[Charts and diagrams as code]
──────────
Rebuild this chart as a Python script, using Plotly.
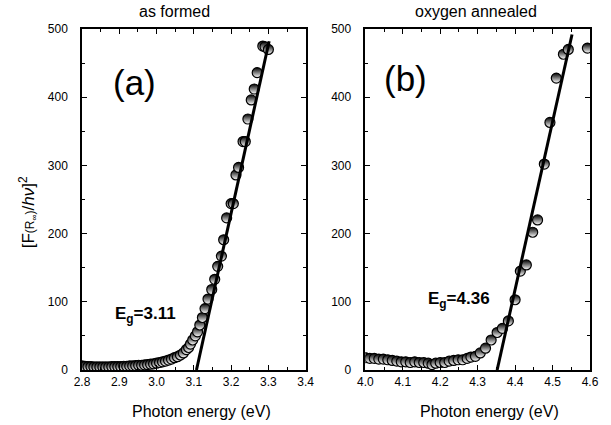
import plotly.graph_objects as go

# Panel (a): as formed
x_a = [2.800, 2.808, 2.816, 2.824, 2.832, 2.840, 2.848, 2.856, 2.864, 2.872,
       2.880, 2.888, 2.896, 2.904, 2.912, 2.920, 2.928, 2.936, 2.944, 2.952,
       2.960, 2.968, 2.976, 2.984, 2.992, 3.000, 3.008, 3.016, 3.024, 3.032,
       3.040, 3.048, 3.056, 3.064, 3.072, 3.080, 3.086, 3.091, 3.097, 3.104,
       3.110, 3.116, 3.123, 3.130, 3.138, 3.148, 3.156, 3.164, 3.174, 3.180,
       3.188, 3.200, 3.206, 3.213, 3.220, 3.232, 3.238, 3.245, 3.254, 3.262,
       3.270, 3.285, 3.291, 3.300]
y_a = [6, 5.5, 5, 5, 4.5, 4.5, 4.5, 4.5, 4.5, 4.5,
       5, 5, 5, 5, 5.5, 5.5, 6, 6, 6.5, 7,
       7, 7.5, 8, 8.5, 9, 10, 11, 12, 13, 14.5,
       16, 18, 19.5, 22, 25, 30, 33, 38, 44, 50,
       56, 66, 77, 90, 104, 118, 133, 152, 167, 191,
       223, 244, 244, 286, 297, 335, 335, 368, 396, 412,
       436, 475, 474, 470]
fit_a_x = [3.107, 3.302]
fit_a_y = [0, 482]

# Panel (b): oxygen annealed
x_b = [4.000, 4.012, 4.024, 4.036, 4.048, 4.060, 4.072, 4.084, 4.096, 4.108,
       4.120, 4.132, 4.144, 4.156, 4.168, 4.178, 4.188, 4.200, 4.212, 4.224,
       4.236, 4.248, 4.260, 4.272, 4.282, 4.294, 4.307, 4.321, 4.336, 4.352,
       4.366, 4.382, 4.400, 4.414, 4.430, 4.447, 4.460, 4.478, 4.493, 4.510,
       4.529, 4.542, 4.593]
y_b = [18, 17, 17, 16, 16, 15, 14, 13, 12, 12,
       11, 12, 11, 11, 10, 8, 10, 11, 11, 13,
       14, 15, 15, 17, 19, 20, 25, 32, 44, 55,
       61, 72, 103, 145, 154, 202, 220, 302, 363, 428,
       463, 470, 472]
fit_b_x = [4.352, 4.552]
fit_b_y = [0, 492]

x_ticks_a = [2.8, 2.9, 3.0, 3.1, 3.2, 3.3, 3.4]
x_ticks_b = [4.0, 4.1, 4.2, 4.3, 4.4, 4.5, 4.6]
y_ticks = [0, 100, 200, 300, 400, 500]

FONT = "Liberation Sans, Arial, sans-serif"

marker = dict(symbol="circle", size=10, color="black",
              gradient=dict(type="vertical", color="white"),
              line=dict(color="black", width=1.2))

fig = go.Figure()
fig.add_trace(go.Scatter(x=x_a, y=y_a, mode="markers", marker=marker,
                         xaxis="x", yaxis="y", showlegend=False))
fig.add_trace(go.Scatter(x=fit_a_x, y=fit_a_y, mode="lines",
                         line=dict(color="black", width=3),
                         xaxis="x", yaxis="y", showlegend=False))
fig.add_trace(go.Scatter(x=x_b, y=y_b, mode="markers", marker=marker,
                         xaxis="x2", yaxis="y2", showlegend=False))
fig.add_trace(go.Scatter(x=fit_b_x, y=fit_b_y, mode="lines",
                         line=dict(color="black", width=3),
                         xaxis="x2", yaxis="y2", showlegend=False))

ax_common = dict(showline=True, linecolor="black", linewidth=1.5, mirror="ticks",
                 ticks="inside", ticklen=5, tickwidth=1.2, tickcolor="black",
                 showgrid=False, zeroline=False,
                 tickfont=dict(family=FONT, size=12, color="black"),
                 minor=dict(ticks="inside", ticklen=3, tickwidth=1, tickcolor="black"))

fig.update_layout(
    width=611, height=425,
    margin=dict(l=82, r=18, t=29, b=55),
    paper_bgcolor="white", plot_bgcolor="white",
    font=dict(family=FONT, color="black"),
    xaxis=dict(domain=[0, 0.4403], range=[2.8, 3.4], tickvals=x_ticks_a,
               ticktext=[f"{v:.1f}" for v in x_ticks_a],
               anchor="y", **ax_common),
    yaxis=dict(range=[0, 500], tickvals=y_ticks, anchor="x",
               ticklabelstandoff=10, **ax_common),
    xaxis2=dict(domain=[0.5577, 1], range=[4.0, 4.6], tickvals=x_ticks_b,
                ticktext=[f"{v:.1f}" for v in x_ticks_b],
                anchor="y2", **ax_common),
    yaxis2=dict(range=[0, 500], tickvals=y_ticks, anchor="x2",
                ticklabelstandoff=10, **ax_common),
)
fig.update_xaxes(minor=dict(dtick=0.05), dtick=0.1)
fig.update_yaxes(minor=dict(dtick=50), dtick=100)

def A(**kw):
    d = dict(showarrow=False, xanchor="center", yanchor="middle")
    d.update(kw)
    return d

ann = [
    A(text="as formed", x=0.182, y=1.05, xref="paper", yref="paper",
      font=dict(size=16, family=FONT)),
    A(text="oxygen annealed", x=0.775, y=1.05, xref="paper", yref="paper",
      font=dict(size=16, family=FONT)),
    A(text="Photon energy (eV)", x=0.235, y=-0.123, xref="paper", yref="paper",
      font=dict(size=16, family=FONT)),
    A(text="Photon energy (eV)", x=0.802, y=-0.123, xref="paper", yref="paper",
      font=dict(size=16, family=FONT)),
    A(text="[F<span style='font-size:12px'>(R<sub>∞</sub>)</span>/<i>hν</i>]<sup>2</sup>",
      x=-0.108, y=0.463, xref="paper", yref="paper", textangle=-90,
      font=dict(size=17, family=FONT)),
    A(text="(a)", x=2.941, y=422, xref="x", yref="y",
      font=dict(size=35, family=FONT)),
    A(text="(b)", x=4.106, y=428, xref="x2", yref="y2",
      font=dict(size=35, family=FONT)),
    A(text="<b>E<sub>g</sub>=3.11</b>", x=2.971, y=81, xref="x", yref="y",
      font=dict(size=17, family=FONT)),
    A(text="<b>E<sub>g</sub>=4.36</b>", x=4.25, y=103, xref="x2", yref="y2",
      font=dict(size=17, family=FONT)),
]
fig.update_layout(annotations=ann)

fig.write_html("out.html", config={"displayModeBar": False},
               post_script="document.body.style.margin='0px';document.body.style.padding='0px';")
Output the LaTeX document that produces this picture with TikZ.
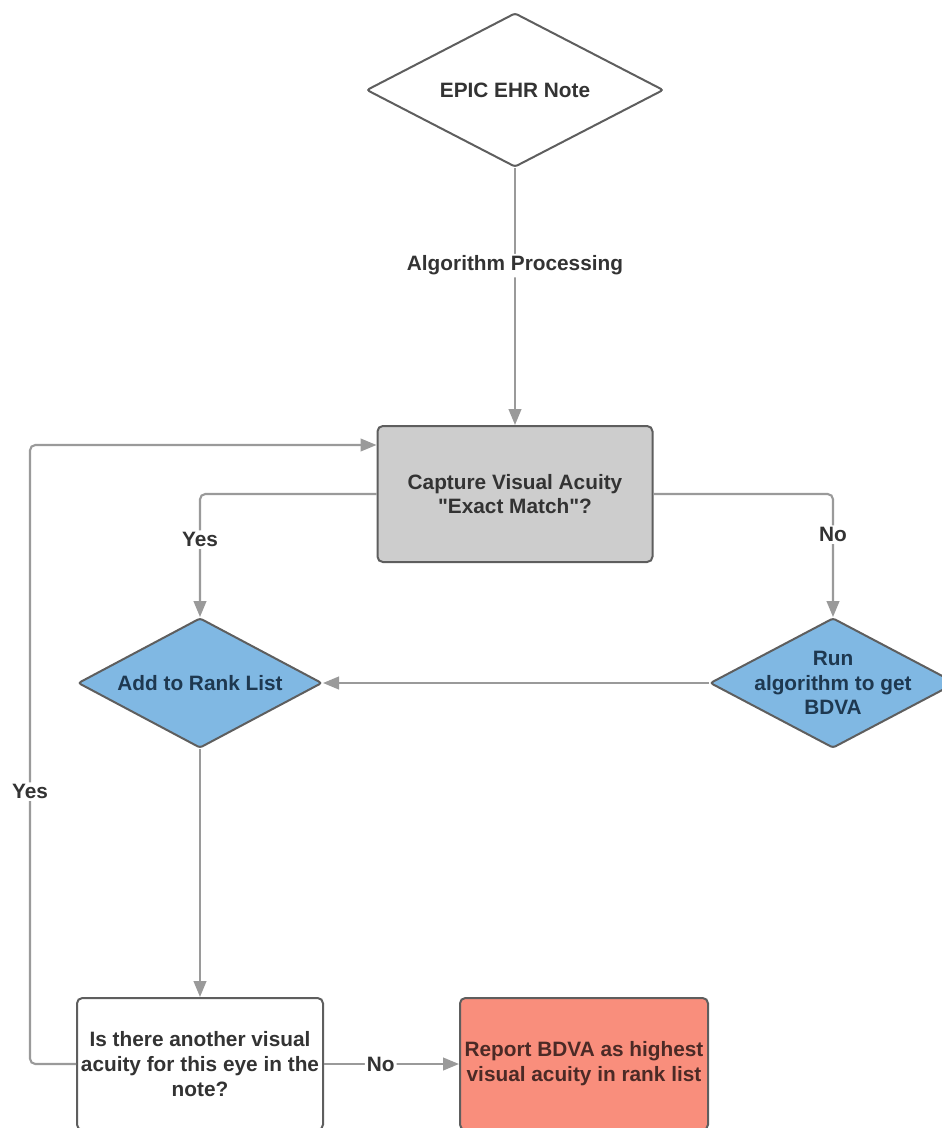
──────────
Given exercise :: Take the records above and transcribe them exactly, dropping every picture.

Response for this exercise ::
Rebuild this chart as a Python script, using Plotly.
import plotly.graph_objects as go

# Panel (a): as formed
x_a = [2.800, 2.808, 2.816, 2.824, 2.832, 2.840, 2.848, 2.856, 2.864, 2.872,
       2.880, 2.888, 2.896, 2.904, 2.912, 2.920, 2.928, 2.936, 2.944, 2.952,
       2.960, 2.968, 2.976, 2.984, 2.992, 3.000, 3.008, 3.016, 3.024, 3.032,
       3.040, 3.048, 3.056, 3.064, 3.072, 3.080, 3.086, 3.091, 3.097, 3.104,
       3.110, 3.116, 3.123, 3.130, 3.138, 3.148, 3.156, 3.164, 3.174, 3.180,
       3.188, 3.200, 3.206, 3.213, 3.220, 3.232, 3.238, 3.245, 3.254, 3.262,
       3.270, 3.285, 3.291, 3.300]
y_a = [6, 5.5, 5, 5, 4.5, 4.5, 4.5, 4.5, 4.5, 4.5,
       5, 5, 5, 5, 5.5, 5.5, 6, 6, 6.5, 7,
       7, 7.5, 8, 8.5, 9, 10, 11, 12, 13, 14.5,
       16, 18, 19.5, 22, 25, 30, 33, 38, 44, 50,
       56, 66, 77, 90, 104, 118, 133, 152, 167, 191,
       223, 244, 244, 286, 297, 335, 335, 368, 396, 412,
       436, 475, 474, 470]
fit_a_x = [3.107, 3.302]
fit_a_y = [0, 482]

# Panel (b): oxygen annealed
x_b = [4.000, 4.012, 4.024, 4.036, 4.048, 4.060, 4.072, 4.084, 4.096, 4.108,
       4.120, 4.132, 4.144, 4.156, 4.168, 4.178, 4.188, 4.200, 4.212, 4.224,
       4.236, 4.248, 4.260, 4.272, 4.282, 4.294, 4.307, 4.321, 4.336, 4.352,
       4.366, 4.382, 4.400, 4.414, 4.430, 4.447, 4.460, 4.478, 4.493, 4.510,
       4.529, 4.542, 4.593]
y_b = [18, 17, 17, 16, 16, 15, 14, 13, 12, 12,
       11, 12, 11, 11, 10, 8, 10, 11, 11, 13,
       14, 15, 15, 17, 19, 20, 25, 32, 44, 55,
       61, 72, 103, 145, 154, 202, 220, 302, 363, 428,
       463, 470, 472]
fit_b_x = [4.352, 4.552]
fit_b_y = [0, 492]

x_ticks_a = [2.8, 2.9, 3.0, 3.1, 3.2, 3.3, 3.4]
x_ticks_b = [4.0, 4.1, 4.2, 4.3, 4.4, 4.5, 4.6]
y_ticks = [0, 100, 200, 300, 400, 500]

FONT = "Liberation Sans, Arial, sans-serif"

marker = dict(symbol="circle", size=10, color="black",
              gradient=dict(type="vertical", color="white"),
              line=dict(color="black", width=1.2))

fig = go.Figure()
fig.add_trace(go.Scatter(x=x_a, y=y_a, mode="markers", marker=marker,
                         xaxis="x", yaxis="y", showlegend=False))
fig.add_trace(go.Scatter(x=fit_a_x, y=fit_a_y, mode="lines",
                         line=dict(color="black", width=3),
                         xaxis="x", yaxis="y", showlegend=False))
fig.add_trace(go.Scatter(x=x_b, y=y_b, mode="markers", marker=marker,
                         xaxis="x2", yaxis="y2", showlegend=False))
fig.add_trace(go.Scatter(x=fit_b_x, y=fit_b_y, mode="lines",
                         line=dict(color="black", width=3),
                         xaxis="x2", yaxis="y2", showlegend=False))

ax_common = dict(showline=True, linecolor="black", linewidth=1.5, mirror="ticks",
                 ticks="inside", ticklen=5, tickwidth=1.2, tickcolor="black",
                 showgrid=False, zeroline=False,
                 tickfont=dict(family=FONT, size=12, color="black"),
                 minor=dict(ticks="inside", ticklen=3, tickwidth=1, tickcolor="black"))

fig.update_layout(
    width=611, height=425,
    margin=dict(l=82, r=18, t=29, b=55),
    paper_bgcolor="white", plot_bgcolor="white",
    font=dict(family=FONT, color="black"),
    xaxis=dict(domain=[0, 0.4403], range=[2.8, 3.4], tickvals=x_ticks_a,
               ticktext=[f"{v:.1f}" for v in x_ticks_a],
               anchor="y", **ax_common),
    yaxis=dict(range=[0, 500], tickvals=y_ticks, anchor="x",
               ticklabelstandoff=10, **ax_common),
    xaxis2=dict(domain=[0.5577, 1], range=[4.0, 4.6], tickvals=x_ticks_b,
                ticktext=[f"{v:.1f}" for v in x_ticks_b],
                anchor="y2", **ax_common),
    yaxis2=dict(range=[0, 500], tickvals=y_ticks, anchor="x2",
                ticklabelstandoff=10, **ax_common),
)
fig.update_xaxes(minor=dict(dtick=0.05), dtick=0.1)
fig.update_yaxes(minor=dict(dtick=50), dtick=100)

def A(**kw):
    d = dict(showarrow=False, xanchor="center", yanchor="middle")
    d.update(kw)
    return d

ann = [
    A(text="as formed", x=0.182, y=1.05, xref="paper", yref="paper",
      font=dict(size=16, family=FONT)),
    A(text="oxygen annealed", x=0.775, y=1.05, xref="paper", yref="paper",
      font=dict(size=16, family=FONT)),
    A(text="Photon energy (eV)", x=0.235, y=-0.123, xref="paper", yref="paper",
      font=dict(size=16, family=FONT)),
    A(text="Photon energy (eV)", x=0.802, y=-0.123, xref="paper", yref="paper",
      font=dict(size=16, family=FONT)),
    A(text="[F<span style='font-size:12px'>(R<sub>∞</sub>)</span>/<i>hν</i>]<sup>2</sup>",
      x=-0.108, y=0.463, xref="paper", yref="paper", textangle=-90,
      font=dict(size=17, family=FONT)),
    A(text="(a)", x=2.941, y=422, xref="x", yref="y",
      font=dict(size=35, family=FONT)),
    A(text="(b)", x=4.106, y=428, xref="x2", yref="y2",
      font=dict(size=35, family=FONT)),
    A(text="<b>E<sub>g</sub>=3.11</b>", x=2.971, y=81, xref="x", yref="y",
      font=dict(size=17, family=FONT)),
    A(text="<b>E<sub>g</sub>=4.36</b>", x=4.25, y=103, xref="x2", yref="y2",
      font=dict(size=17, family=FONT)),
]
fig.update_layout(annotations=ann)

fig.write_html("out.html", config={"displayModeBar": False},
               post_script="document.body.style.margin='0px';document.body.style.padding='0px';")
Output the LaTeX document that produces this picture with TikZ.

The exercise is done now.